:: SUPPLIED DATA ::
###

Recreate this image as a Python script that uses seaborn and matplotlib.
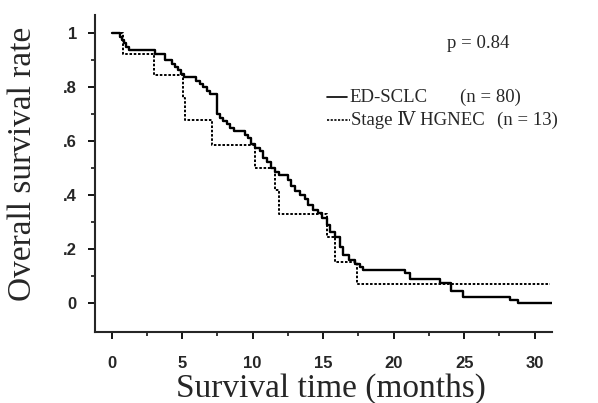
import numpy as np
import pandas as pd
import matplotlib
matplotlib.use("Agg")
import matplotlib.pyplot as plt
import seaborn as sns

# ---- data ----
sclc_time = [0, 0.6, 0.75, 0.9, 1.05, 1.2, 3.1, 3.8, 4.3, 4.5, 4.7, 4.9, 5.1,
             6.0, 6.25, 6.5, 6.75, 7.0, 7.45, 7.7, 7.9, 8.15, 8.4, 8.65, 9.45,
             9.7, 9.9, 10.15, 10.5, 10.75, 11.0, 11.3, 11.6, 11.85, 12.5, 12.75,
             13.0, 13.35, 13.7, 13.95, 14.3, 14.65, 14.9, 15.25, 15.5, 15.85,
             16.2, 16.4, 16.8, 17.25, 17.6, 17.85, 20.8, 21.15, 23.3, 24.1,
             24.95, 28.25, 28.8, 31.2]
sclc_surv = [1.0, 0.9875, 0.975, 0.9625, 0.95, 0.9375, 0.925, 0.9, 0.8875, 0.875,
             0.8625, 0.85, 0.8375, 0.825, 0.8125, 0.8, 0.7875, 0.775, 0.7, 0.6875,
             0.675, 0.6625, 0.65, 0.6375, 0.625, 0.6125, 0.59, 0.575, 0.5625,
             0.5375, 0.525, 0.5, 0.4875, 0.475, 0.4575, 0.435, 0.415, 0.4, 0.385,
             0.365, 0.3475, 0.335, 0.315, 0.29, 0.265, 0.2475, 0.21, 0.18, 0.16,
             0.1475, 0.135, 0.125, 0.1125, 0.09, 0.077, 0.047, 0.025, 0.0125,
             0.0, 0.0]

hgnec_time = [0, 0.8, 3.0, 5.05, 5.2, 7.1, 10.15, 11.6, 11.9, 15.25, 15.85, 17.4, 31.1]
hgnec_surv = [1.0, 0.923, 0.846, 0.76, 0.68, 0.586, 0.5, 0.42, 0.33, 0.245, 0.154, 0.07, 0.07]

group_names = ["ED-SCLC", "Stage \u2163 HGNEC"]
group_n = ["(n = 80)", "(n = 13)"]
p_text = "p = 0.84"

x_ticks = [0, 5, 10, 15, 20, 25, 30]
y_ticks = [0, 0.2, 0.4, 0.6, 0.8, 1.0]
y_tick_labels = ["0", ".2", ".4", ".6", ".8", "1"]

# ---- figure ----
sns.set_style("ticks")
serif = ["Liberation Serif", "DejaVu Serif", "Noto Sans CJK JP"]
plt.rcParams["font.family"] = serif

fig = plt.figure(figsize=(5.98, 4.03), dpi=100)
ax = fig.add_axes([95 / 598, 1 - 332 / 403, 457 / 598, 317 / 403])

sns.lineplot(x=sclc_time, y=sclc_surv, drawstyle="steps-post", color="black",
             linewidth=1.7, estimator=None, sort=False, ax=ax)
sns.lineplot(x=hgnec_time, y=hgnec_surv, drawstyle="steps-post", color="black",
             linewidth=1.4, linestyle=(0, (1.3, 0.9)), estimator=None, sort=False, ax=ax)

ax.set_xlim(-1.18, 31.23)
ax.set_ylim(-0.106, 1.068)

sns.despine(ax=ax)
for s in ["left", "bottom"]:
    ax.spines[s].set_linewidth(1.5)

ax.set_xticks(x_ticks)
ax.set_xticks(np.arange(2.5, 31, 5), minor=True)
ax.set_yticks(y_ticks)
ax.set_yticklabels(y_tick_labels)
ax.set_yticks(np.arange(0.1, 1.0, 0.2), minor=True)
ax.tick_params(axis="both", which="major", direction="out", length=5, width=1.3,
               color="black")
ax.tick_params(axis="both", which="minor", direction="out", length=3, width=1.1,
               color="black")
ax.tick_params(axis="x", which="major", pad=12)
ax.tick_params(axis="y", which="major", pad=8)
for lab in ax.get_xticklabels() + ax.get_yticklabels():
    lab.set_fontfamily(["Liberation Sans", "DejaVu Sans"])
    lab.set_fontweight("bold")
    lab.set_fontsize(12)

ax.set_xlabel("Survival time (months)", fontsize=24)
ax.set_ylabel("Overall survival rate", fontsize=24)
ax.xaxis.label.set_va("center")
ax.yaxis.label.set_va("center")
ax.xaxis.set_label_coords(0.517, -0.177)
ax.yaxis.set_label_coords(-0.158, 0.531)

# p-value and legend
ax.text(23.8, 0.964, p_text, fontsize=13.5, ha="left", va="center")
ax.plot([15.3, 16.7], [0.764, 0.764], color="black", lw=1.2)
ax.plot([15.3, 16.9], [0.679, 0.679], color="black", lw=1.2, linestyle=(0, (1.3, 0.9)))
ax.text(16.85, 0.764, group_names[0], fontsize=13.5, ha="left", va="center")
ax.text(24.7, 0.764, group_n[0], fontsize=13.5, ha="left", va="center")
ax.text(17.0, 0.679, group_names[1], fontsize=13.5, ha="left", va="center")
ax.text(27.3, 0.679, group_n[1], fontsize=13.5, ha="left", va="center", clip_on=False)

fig.savefig("out.png", dpi=100)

###

:: GOAL ::
Up to and including the line with "import seaborn as sns", copy the data above from its first line. Skip pictures.

:: EXERCISE OUTPUT ::
Recreate this image as a Python script that uses seaborn and matplotlib.
import numpy as np
import pandas as pd
import matplotlib
matplotlib.use("Agg")
import matplotlib.pyplot as plt
import seaborn as sns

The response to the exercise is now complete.